The Supreme Court shall have the power to prescribe by general rules, the forms of process, writs, pleadings, and motions, and the practice and procedure in cases under Title 11.

Such rules shall not take effect until they have been reported to Congress by the Chief Justice at or after the beginning of a regular session thereof but not later than the first day of May and until expiration of ninety days after they have been thus reported. See id.

[2] This court is aware of the importance of this question and would in all probability grant an interlocutory appeal to the Fourth Circuit.

[3] The Supreme Court also rejected Northern Pipeline's argument that Article I permitted the exercise of the broad powers given to the bankruptcy courts. See 102 S. Ct. at 2874.

[4] Rule 9015 permits a jury trial where there is a right to a jury trial. In order to determine if there is a right to a jury trial, the advisory committee notes to Rule 9015 send the reader to 28 U.S.C. § 1480. 28 U.S.C. § 1480 gives a party a right to a jury trial if such right existed by statute on September 30, 1979 (the last day the Bankruptcy Act of 1898 was in effect). The old act apparently permitted a jury trial in an involuntary bankruptcy on the issue of bankruptcy and on the issue of whether a bankruptcy act had been committed. See Bankruptcy Act of 1898 § 19(a). 28 U.S.C. § 1480(b) now provides that a bankruptcy judge may dispense with a jury trial in an involuntary petition, thus abolishing a party's right to a jury in an involuntary petition. The only other possible right to a jury under the old Act was on the issue of debt dischargeability. Section 17(c) (5) of the old Act provided as follows: "Nothing in this subsection c shall be deemed to affect the right of any party upon timely demand, to a trial by jury where such right exists." See Bankruptcy Act of 1898 § 17(c) (5) (emphasis added). Thus, the issue is whether before the passage of 17(c) (5) a right to a jury trial existed on the issue of debt dischargeability. Some courts have held that no such previous right to a jury trial existed in bankruptcy court. See, e.g., In Re Swope, 466 F.2d 936 (7th Cir.1972), cert. denied, 409 U.S. 1114, 93 S. Ct. 929, 34 L. Ed. 2d 697 (1973). Thus, there may not have been a right to a jury trial on the issue of debt dischargeability in bankruptcy court under the old Act. Thus, even if Rule 9015 did not conflict with Northern Pipeline, there may not have been, nor may a right remain, to a jury trial in bankruptcy court.

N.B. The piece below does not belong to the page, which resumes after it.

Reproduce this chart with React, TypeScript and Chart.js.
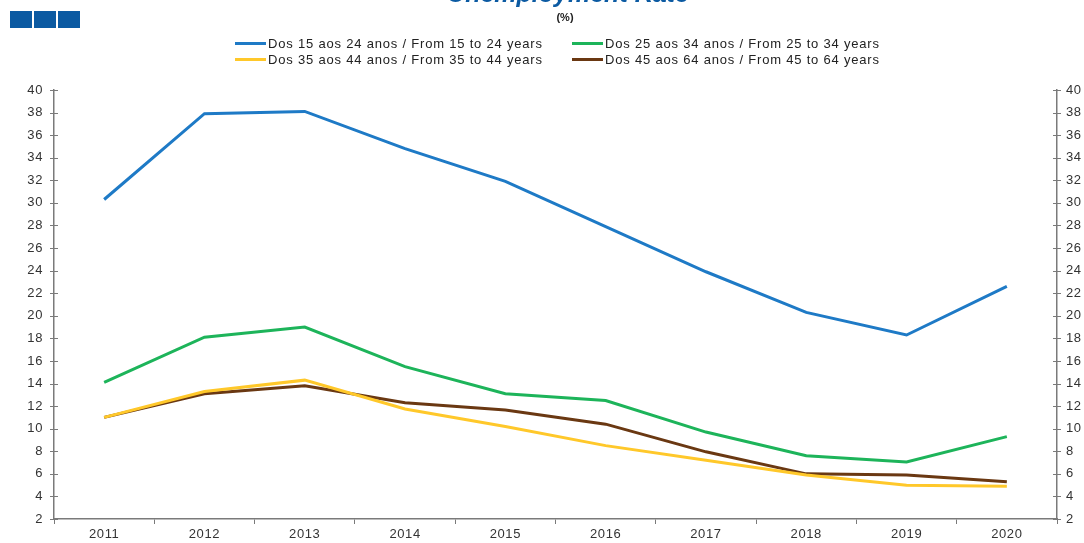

[5] The court notes also that the deference to a jury verdict would probably be greater than that afforded a bankruptcy judge, thus giving a bankruptcy court decision greater weight on appeal than a non-Article III decision should be permitted. See 102 S. Ct. at 2879. (unconstitutional to permit too much deference to an adjunct court).

[6] This court is aware that a more recent federal statute usually takes precedence over an earlier local rule. In this case, however, Rule 9015 conflicts with the Supreme Court's jurisdictional decision in Northern Pipeline. Cf. In re Morrissey, 717 F.2d 100 (3rd Cir.1983) (more recent procedural rule governs). Thus, the Supreme Court's decision on the bankruptcy court's power must take precedence over a congressional statute. See Marbury v. Madison, 5 U.S. (1 Cranch) 137, 2 L. Ed. 26 (1803) (Supreme Court decisions interpret the Constitution).